**WHAT THE TASK REQUIRES:**
Copy every line of the listing that holds the string "LaTeX".
********
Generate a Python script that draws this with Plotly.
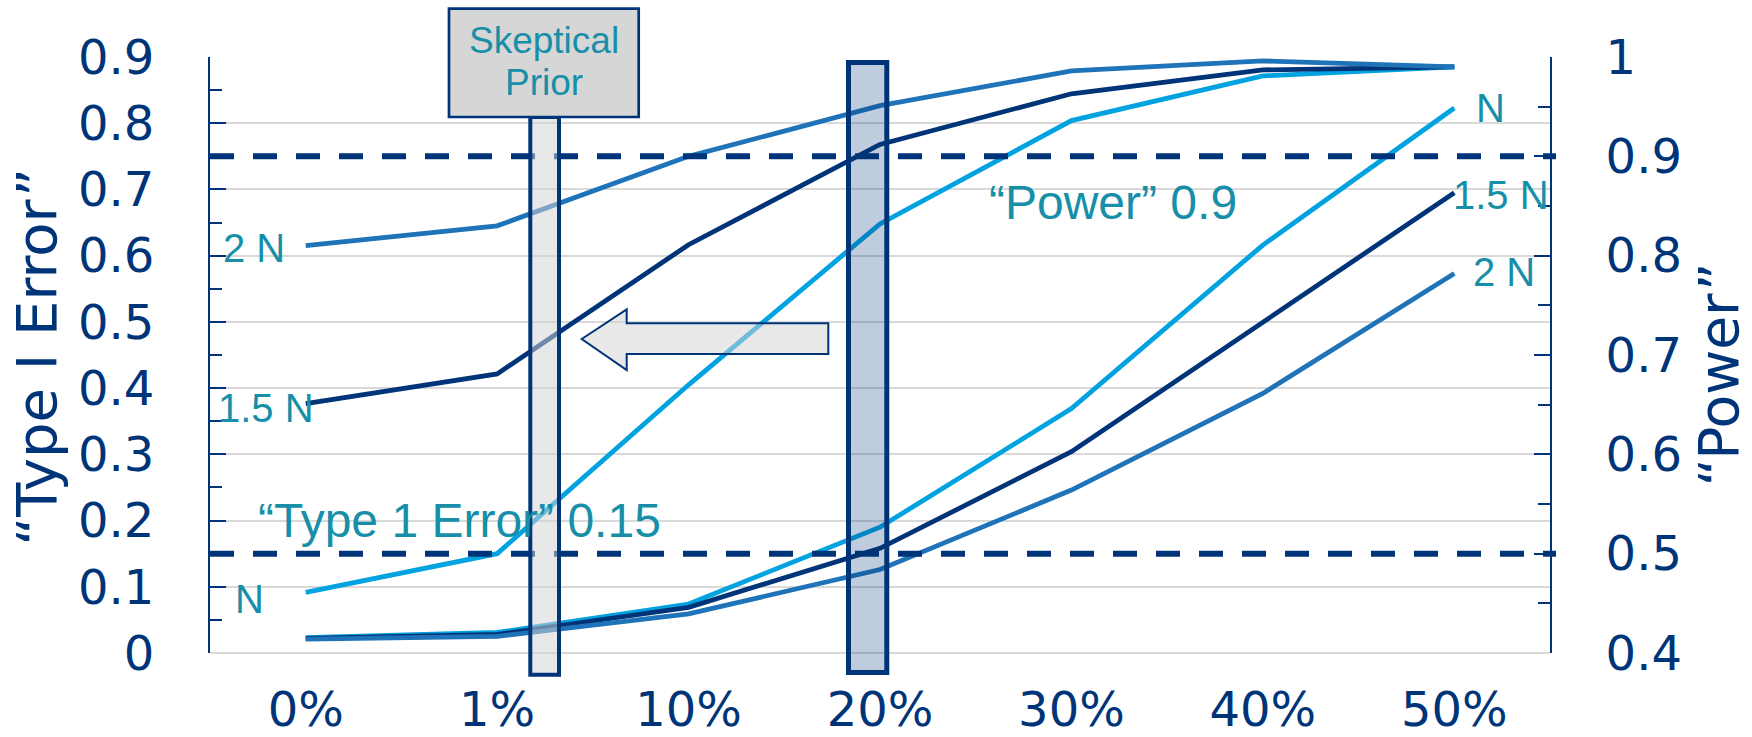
import plotly.graph_objects as go

# ---------------- data ----------------
categories = ["0%", "1%", "10%", "20%", "30%", "40%", "50%"]

type1_N = [0.023, 0.031, 0.074, 0.190, 0.369, 0.616, 0.823]
type1_15N = [0.022, 0.028, 0.069, 0.158, 0.304, 0.499, 0.695]
type1_2N = [0.021, 0.025, 0.059, 0.126, 0.246, 0.392, 0.573]

power_N = [0.461, 0.500, 0.670, 0.832, 0.936, 0.981, 0.990]
power_15N = [0.651, 0.681, 0.811, 0.912, 0.963, 0.987, 0.990]
power_2N = [0.810, 0.830, 0.900, 0.951, 0.986, 0.996, 0.990]

type1_tickvals = [0, 0.1, 0.2, 0.3, 0.4, 0.5, 0.6, 0.7, 0.8, 0.9]
type1_ticktext = ["0", "0.1", "0.2", "0.3", "0.4", "0.5", "0.6", "0.7", "0.8", "0.9"]
power_tickvals = [0.4, 0.5, 0.6, 0.7, 0.8, 0.9, 1.0]
power_ticktext = ["0.4", "0.5", "0.6", "0.7", "0.8", "0.9", "1"]

type1_threshold = 0.15
power_threshold = 0.9

# ---------------- style ----------------
NAVY = "#003478"
LIGHT = "#00a3e0"
MID = "#1f73b8"
TEAL = "#178fa8"
TICKFONT = "Verdana, DejaVu Sans, sans-serif"
TXTFONT = "Arial, Liberation Sans, sans-serif"

W, H = 1752, 737
L, R, T, B = 210, 1550, 57, 653  # plot area in pixels


def px(x):
    return (x - L) / (R - L)


def py(y):
    return (B - y) / (B - T)


fig = go.Figure()

series = [
    (type1_N, LIGHT, "y"),
    (type1_15N, NAVY, "y"),
    (type1_2N, MID, "y"),
    (power_N, LIGHT, "y2"),
    (power_15N, NAVY, "y2"),
    (power_2N, MID, "y2"),
]
for vals, col, ax in series:
    fig.add_trace(go.Scatter(
        x=categories, y=vals, yaxis=ax, mode="lines",
        line=dict(color=col, width=4.8), showlegend=False, hoverinfo="skip",
    ))

shapes = []
# threshold dashed lines
shapes.append(dict(type="line", xref="paper", yref="y", x0=0, x1=px(1556),
                   y0=type1_threshold, y1=type1_threshold,
                   line=dict(color=NAVY, width=6, dash="24px,19px"), layer="above"))
shapes.append(dict(type="line", xref="paper", yref="y2", x0=0, x1=px(1556),
                   y0=power_threshold, y1=power_threshold,
                   line=dict(color=NAVY, width=6, dash="24px,19px"), layer="above"))
# skeptical prior bar
shapes.append(dict(type="rect", xref="paper", yref="paper",
                   x0=px(530.3), x1=px(559), y0=py(117), y1=py(674.7),
                   fillcolor="rgba(210,210,210,0.52)", line=dict(color=NAVY, width=4),
                   layer="above"))
# 20% bar
shapes.append(dict(type="rect", xref="paper", yref="paper",
                   x0=px(848.5), x1=px(886.8), y0=py(62.5), y1=py(672.5),
                   fillcolor="rgba(0,52,120,0.25)", line=dict(color=NAVY, width=5),
                   layer="above"))
# arrow
pts = [(581.7, 339), (626.7, 309.3), (626.7, 323.3), (828.3, 323.3),
       (828.3, 354), (626.7, 354), (626.7, 370)]
path = "M " + " L ".join(f"{px(a):.5f},{py(b):.5f}" for a, b in pts) + " Z"
shapes.append(dict(type="path", xref="paper", yref="paper", path=path,
                   fillcolor="rgba(210,210,210,0.52)", line=dict(color=NAVY, width=2),
                   layer="above"))
# skeptical prior box
shapes.append(dict(type="rect", xref="paper", yref="paper",
                   x0=px(449), x1=px(638.7), y0=py(8.7), y1=py(117),
                   fillcolor="#d6d6d6", line=dict(color=NAVY, width=2.7),
                   layer="above"))

annotations = []


def label(text, x, y, size=40, family=TXTFONT, color=TEAL, angle=0):
    annotations.append(dict(text=text, x=px(x), y=py(y), xref="paper", yref="paper",
                            xanchor="center", yanchor="middle", showarrow=False,
                            textangle=angle, font=dict(family=family, size=size, color=color)))


label("Skeptical", 543.5, 40.5, size=37)
label("Prior", 543.5, 82.2, size=37)
label("\u201cType 1 Error\u201d 0.15", 459, 520, size=48)
label("\u201cPower\u201d 0.9", 1113, 202.7, size=48)
label("2 N", 253.5, 248)
label("1.5 N", 266, 407.5)
label("N", 249.7, 598.5)
label("N", 1490, 108)
label("1.5 N", 1501, 194.5)
label("2 N", 1504, 272)
label("\u201cType I Error\u201d", 37, 356.7, size=56, family=TICKFONT, color=NAVY, angle=-90)
label("\u201cPower\u201d", 1719, 374.5, size=55, family=TICKFONT, color=NAVY, angle=-90)

fig.update_layout(
    width=W, height=H, autosize=False,
    margin=dict(l=L, r=W - R, t=T, b=H - B, pad=0, autoexpand=False),
    paper_bgcolor="white", plot_bgcolor="white",
    shapes=shapes, annotations=annotations,
    xaxis=dict(
        type="category", categoryorder="array", categoryarray=categories,
        range=[-0.5, 6.5], showgrid=False, zeroline=False, showline=False,
        ticks="", tickfont=dict(family=TICKFONT, size=48, color=NAVY),
        ticklabelstandoff=24, automargin=False,
    ),
    yaxis=dict(
        range=[0, 0.9], tickvals=type1_tickvals, ticktext=type1_ticktext,
        showgrid=True, gridcolor="#d9d9d9", gridwidth=2,
        zeroline=True, zerolinecolor="#d9d9d9", zerolinewidth=2,
        showline=True, linecolor=NAVY, linewidth=2,
        ticks="inside", ticklen=16, tickwidth=2, tickcolor=NAVY,
        minor=dict(dtick=0.05, ticks="inside", ticklen=12, tickwidth=2,
                   tickcolor=NAVY, showgrid=False),
        tickfont=dict(family=TICKFONT, size=48, color=NAVY),
        ticklabelstandoff=44, automargin=False,
    ),
    yaxis2=dict(
        range=[0.4, 1.0], overlaying="y", side="right",
        tickvals=power_tickvals, ticktext=power_ticktext,
        showgrid=False, zeroline=False,
        showline=True, linecolor=NAVY, linewidth=2,
        ticks="inside", ticklen=16, tickwidth=2, tickcolor=NAVY,
        minor=dict(dtick=0.05, ticks="inside", ticklen=12, tickwidth=2,
                   tickcolor=NAVY, showgrid=False),
        tickfont=dict(family=TICKFONT, size=48, color=NAVY),
        ticklabelstandoff=44, automargin=False,
    ),
)

fig.write_html("out.html", config={"displayModeBar": False},
               post_script="document.body.style.margin='0px';")
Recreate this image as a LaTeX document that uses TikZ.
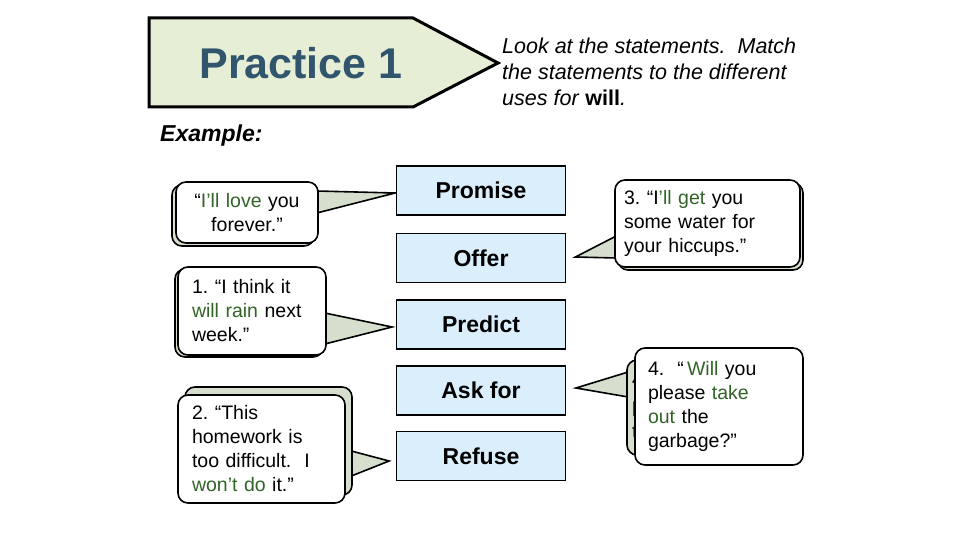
\documentclass[tikz,border=0pt]{standalone}
\usepackage{fontspec}
\setmainfont{Liberation Sans}
\usepackage{xcolor}
\usepackage{tikz}
\usetikzlibrary{positioning,calc,shadows}
\definecolor{tagfill}{RGB}{230,238,214}
\definecolor{tagblue}{RGB}{50,85,110}
\definecolor{boxblue}{RGB}{219,238,252}
\definecolor{callgrey}{RGB}{214,222,206}
\definecolor{saygreen}{RGB}{50,100,40}
\newcommand{\grn}[1]{\textcolor{saygreen}{#1}}
\pgfdeclarelayer{background}
\pgfsetlayers{background,main}
\frenchspacing

\begin{document}
\begin{tikzpicture}[x=1pt, y=-1pt,
    usebox/.style={draw, line width=1.8pt, fill=boxblue, minimum width=169pt, minimum height=49pt, font=\fontsize{23}{26}\selectfont\bfseries},
    saybox/.style={draw, line width=1.6pt, fill=white, rounded corners=10pt, inner ysep=0pt, align=left, font=\fontsize{19.5}{24}\selectfont},
    sayshadow/.style={copy shadow={fill=callgrey, draw=black, line width=1.6pt, #1}},
    pointer/.style={draw, line width=1.6pt, fill=callgrey, line join=miter}]
    \useasboundingbox (0,0) rectangle (960,540);
    % title tag and task
    \draw[line width=3pt, line join=miter, fill=tagfill] (149,18) -- (413,18) -- (498,63) -- (413,107) -- (149,107) -- cycle;
    \node[tagblue, font=\fontsize{43}{48}\selectfont\bfseries] (tag) at (301,63) {Practice 1};
    \node[anchor=base west, align=left, inner sep=0pt, font=\fontsize{21.5}{26}\selectfont\itshape] (task) at (502,106) {Look at the statements.\ \ Match\\ the statements to the different\\ uses for \textup{\bfseries will}.};
    \node[anchor=west, inner sep=0pt, font=\fontsize{23}{26}\selectfont\bfseries\itshape] (exlbl) at (160,136) {Example:};
    % uses of will
    \foreach \name/\lbl/\y in {prom/Promise/190.5, offr/Offer/258, pred/Predict/324.5, askf/Ask for/390.5, refu/Refuse/456}
        {\node[usebox] (\name) at (481,\y) {\lbl};}
    % statements
    \node[saybox, sayshadow={shadow xshift=-4pt, shadow yshift=-3pt}, align=center, text width=122pt, inner xsep=10pt, minimum height=61pt] (ex) at (247,212.5) {“\grn{I’ll love} you\\ forever.”};
    \node[saybox, sayshadow={shadow xshift=-3pt, shadow yshift=-2pt}, text width=120pt, inner xsep=14pt, minimum height=88pt] (one) at (252,311) {1. “I think it\\ \grn{will rain} next\\ week.”};
    \node[saybox, sayshadow={shadow xshift=7pt, shadow yshift=8pt}, text width=139pt, inner xsep=14pt, minimum height=108pt] (two) at (261.5,449) {2. “This\\ homework is\\ too difficult.\ \ I\\ \grn{won’t do} it.”};
    \node[saybox, sayshadow={shadow xshift=3pt, shadow yshift=-3pt}, text width=167pt, inner xsep=9pt, minimum height=87pt] (three) at (707.5,223.5) {3. “I\grn{’ll get} you\\ some water for\\ your hiccups.”};
    \node[saybox, fill=callgrey, text width=153pt, inner xsep=5pt, minimum height=95pt, font=\fontsize{20}{26}\selectfont] (fourb) at (708.5,407.5) {4. “Will you\\ please take out\\ the garbage?”};
    \node[saybox, text width=142pt, inner xsep=13pt, minimum height=117pt] (four) at (719,406.5) {4.\ \ “\,\grn{Will} you\\ please \grn{take}\\ \grn{out} the\\ garbage?”};
    % pointers
    \begin{pgfonlayer}{background}
        \draw[pointer] ($(ex.east)+(-2,-21.5)$) -- ($(prom.west)+(-0.5,2.5)$) -- ($(ex.east)+(-2,0.5)$);
        \draw[pointer] ($(one.east)+(-2,2)$) -- ($(pred.west)+(-3.5,2.5)$) -- ($(one.east)+(-2,33)$);
        \draw[pointer] ($(two.east)+(-2,0)$) -- ($(refu.west)+(-6.5,5)$) -- ($(two.east)+(-2,30)$);
        \draw[pointer] ($(three.west)+(2,12.5)$) -- ($(offr.east)+(9,-1)$) -- ($(three.west)+(2,34.5)$);
        \draw[pointer] ($(fourb.west)+(2,-35.5)$) -- ($(askf.east)+(9.5,-2.5)$) -- ($(fourb.west)+(2,-10.5)$);
    \end{pgfonlayer}
\end{tikzpicture}
\end{document}
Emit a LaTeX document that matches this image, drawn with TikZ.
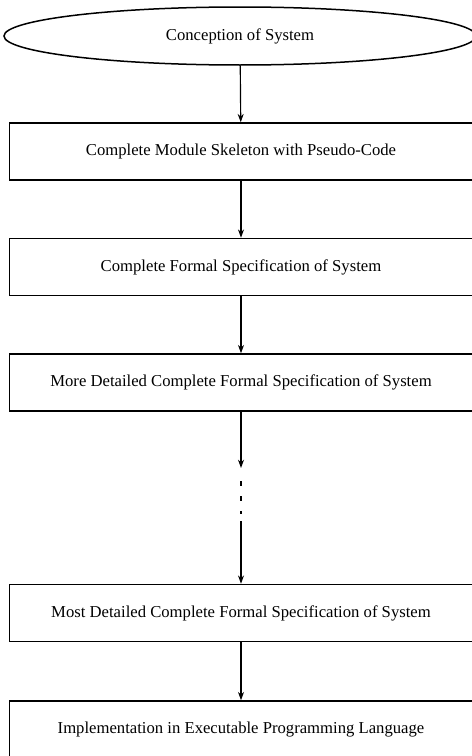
********
**RESPONSE:**
Recreate this image as a LaTeX document that uses TikZ.
Emit a LaTeX document that matches this image, drawn with TikZ.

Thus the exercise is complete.